Prompt: Copy everything from the line with "Write the D3.js code for this chart." down to the line with "const rows = months.map((m, i)", inclusive of both, exactly as written; leave out all pictures.

Data entries:
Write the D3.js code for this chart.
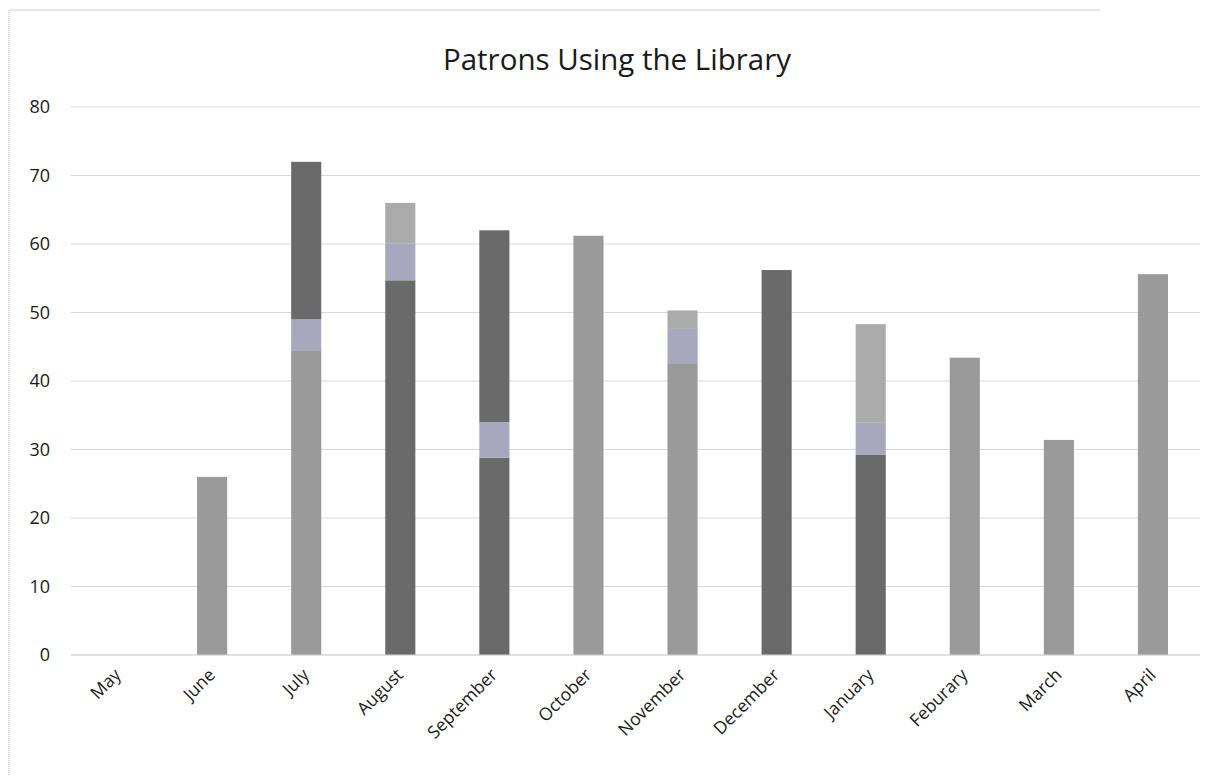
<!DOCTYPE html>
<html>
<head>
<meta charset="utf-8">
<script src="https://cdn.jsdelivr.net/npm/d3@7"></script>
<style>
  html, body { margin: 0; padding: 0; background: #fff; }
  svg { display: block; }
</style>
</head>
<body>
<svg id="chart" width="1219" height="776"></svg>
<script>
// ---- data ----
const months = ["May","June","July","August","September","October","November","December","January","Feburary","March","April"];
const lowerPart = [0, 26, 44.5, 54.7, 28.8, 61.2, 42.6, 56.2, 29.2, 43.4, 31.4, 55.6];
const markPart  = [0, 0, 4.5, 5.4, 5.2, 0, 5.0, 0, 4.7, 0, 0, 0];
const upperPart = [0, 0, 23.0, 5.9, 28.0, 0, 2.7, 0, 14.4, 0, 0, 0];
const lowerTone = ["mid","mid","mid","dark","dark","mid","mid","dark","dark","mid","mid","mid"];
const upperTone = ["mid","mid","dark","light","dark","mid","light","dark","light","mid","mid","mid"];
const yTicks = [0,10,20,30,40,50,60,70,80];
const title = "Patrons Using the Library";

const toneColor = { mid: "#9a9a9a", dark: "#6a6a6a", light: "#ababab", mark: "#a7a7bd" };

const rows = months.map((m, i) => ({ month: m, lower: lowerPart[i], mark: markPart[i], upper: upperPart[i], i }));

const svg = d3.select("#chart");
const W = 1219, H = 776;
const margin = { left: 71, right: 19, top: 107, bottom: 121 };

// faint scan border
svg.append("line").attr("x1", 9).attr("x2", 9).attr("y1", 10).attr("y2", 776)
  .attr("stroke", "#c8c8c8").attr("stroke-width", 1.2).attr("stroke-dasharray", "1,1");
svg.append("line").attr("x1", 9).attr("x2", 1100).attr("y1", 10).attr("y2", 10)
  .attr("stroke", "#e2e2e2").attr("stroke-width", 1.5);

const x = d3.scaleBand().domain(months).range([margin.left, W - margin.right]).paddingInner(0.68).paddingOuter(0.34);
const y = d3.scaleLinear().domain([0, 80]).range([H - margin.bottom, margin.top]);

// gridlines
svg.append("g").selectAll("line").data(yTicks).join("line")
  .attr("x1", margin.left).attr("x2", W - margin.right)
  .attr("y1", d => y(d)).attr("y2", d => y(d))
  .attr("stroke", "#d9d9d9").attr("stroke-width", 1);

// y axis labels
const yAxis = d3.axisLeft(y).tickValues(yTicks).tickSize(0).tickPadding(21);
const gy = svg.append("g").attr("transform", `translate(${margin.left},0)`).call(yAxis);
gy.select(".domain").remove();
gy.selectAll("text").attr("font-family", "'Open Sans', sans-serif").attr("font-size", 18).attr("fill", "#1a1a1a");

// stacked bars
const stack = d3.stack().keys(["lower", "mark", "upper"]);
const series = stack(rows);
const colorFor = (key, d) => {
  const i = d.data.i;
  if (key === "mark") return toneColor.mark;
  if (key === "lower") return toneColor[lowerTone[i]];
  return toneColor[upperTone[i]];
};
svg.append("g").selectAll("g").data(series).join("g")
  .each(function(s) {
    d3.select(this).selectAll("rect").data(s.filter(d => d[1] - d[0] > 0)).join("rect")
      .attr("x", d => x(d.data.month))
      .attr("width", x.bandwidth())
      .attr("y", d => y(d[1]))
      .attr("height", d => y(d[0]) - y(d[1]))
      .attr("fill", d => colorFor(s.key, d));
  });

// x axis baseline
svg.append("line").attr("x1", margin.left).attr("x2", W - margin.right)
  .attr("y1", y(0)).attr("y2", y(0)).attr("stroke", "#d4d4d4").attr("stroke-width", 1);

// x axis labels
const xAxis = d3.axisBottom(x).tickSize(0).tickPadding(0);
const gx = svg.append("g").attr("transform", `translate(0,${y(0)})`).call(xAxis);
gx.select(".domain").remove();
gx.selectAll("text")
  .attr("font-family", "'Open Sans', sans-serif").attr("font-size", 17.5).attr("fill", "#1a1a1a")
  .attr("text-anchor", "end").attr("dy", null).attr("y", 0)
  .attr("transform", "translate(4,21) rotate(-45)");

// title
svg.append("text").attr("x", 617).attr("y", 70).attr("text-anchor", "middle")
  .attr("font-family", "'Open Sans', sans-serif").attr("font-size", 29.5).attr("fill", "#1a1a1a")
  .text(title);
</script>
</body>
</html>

==

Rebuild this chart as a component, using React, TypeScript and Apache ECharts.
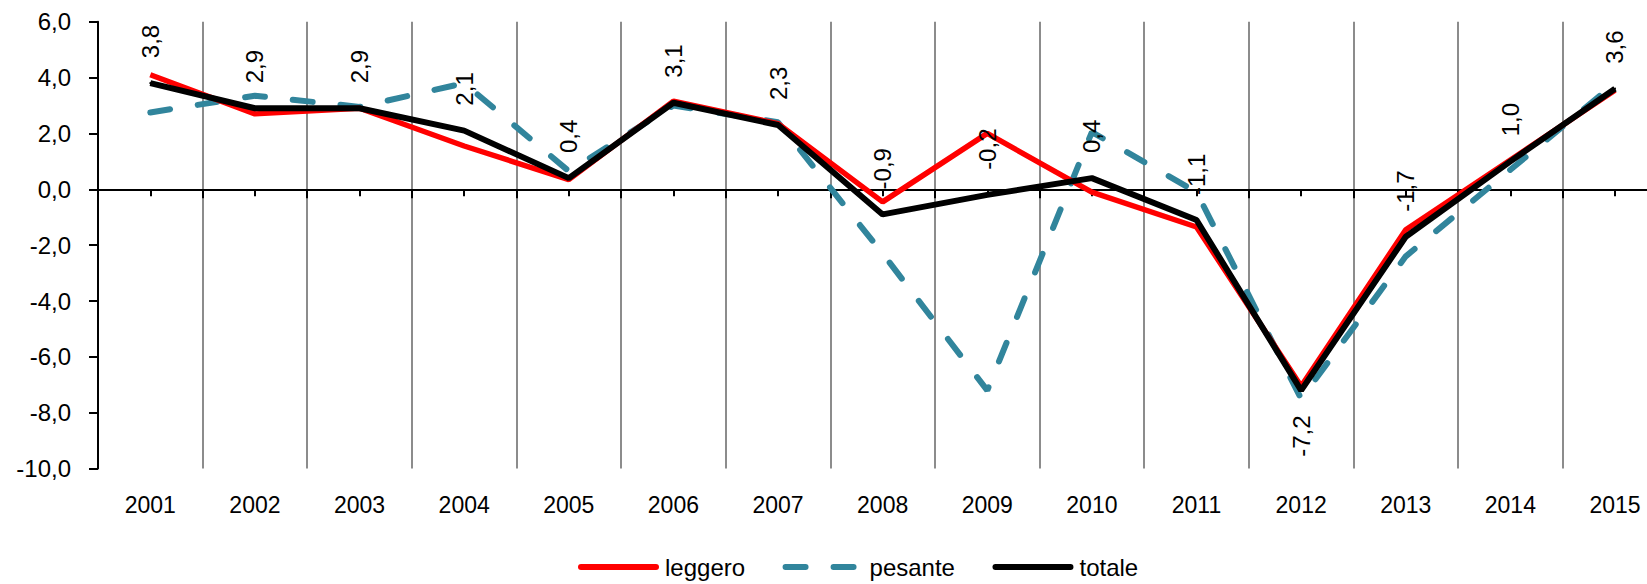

Expected answer:
Write the D3.js code for this chart.
<!DOCTYPE html>
<html>
<head>
<meta charset="utf-8">
<script src="https://cdn.jsdelivr.net/npm/d3@7"></script>
<style>
  html, body { margin: 0; padding: 0; background: #fff; }
  svg { display: block; }
</style>
</head>
<body>
<svg id="chart" width="1219" height="776"></svg>
<script>
// ---- data ----
const months = ["May","June","July","August","September","October","November","December","January","Feburary","March","April"];
const lowerPart = [0, 26, 44.5, 54.7, 28.8, 61.2, 42.6, 56.2, 29.2, 43.4, 31.4, 55.6];
const markPart  = [0, 0, 4.5, 5.4, 5.2, 0, 5.0, 0, 4.7, 0, 0, 0];
const upperPart = [0, 0, 23.0, 5.9, 28.0, 0, 2.7, 0, 14.4, 0, 0, 0];
const lowerTone = ["mid","mid","mid","dark","dark","mid","mid","dark","dark","mid","mid","mid"];
const upperTone = ["mid","mid","dark","light","dark","mid","light","dark","light","mid","mid","mid"];
const yTicks = [0,10,20,30,40,50,60,70,80];
const title = "Patrons Using the Library";

const toneColor = { mid: "#9a9a9a", dark: "#6a6a6a", light: "#ababab", mark: "#a7a7bd" };

const rows = months.map((m, i) => ({ month: m, lower: lowerPart[i], mark: markPart[i], upper: upperPart[i], i }));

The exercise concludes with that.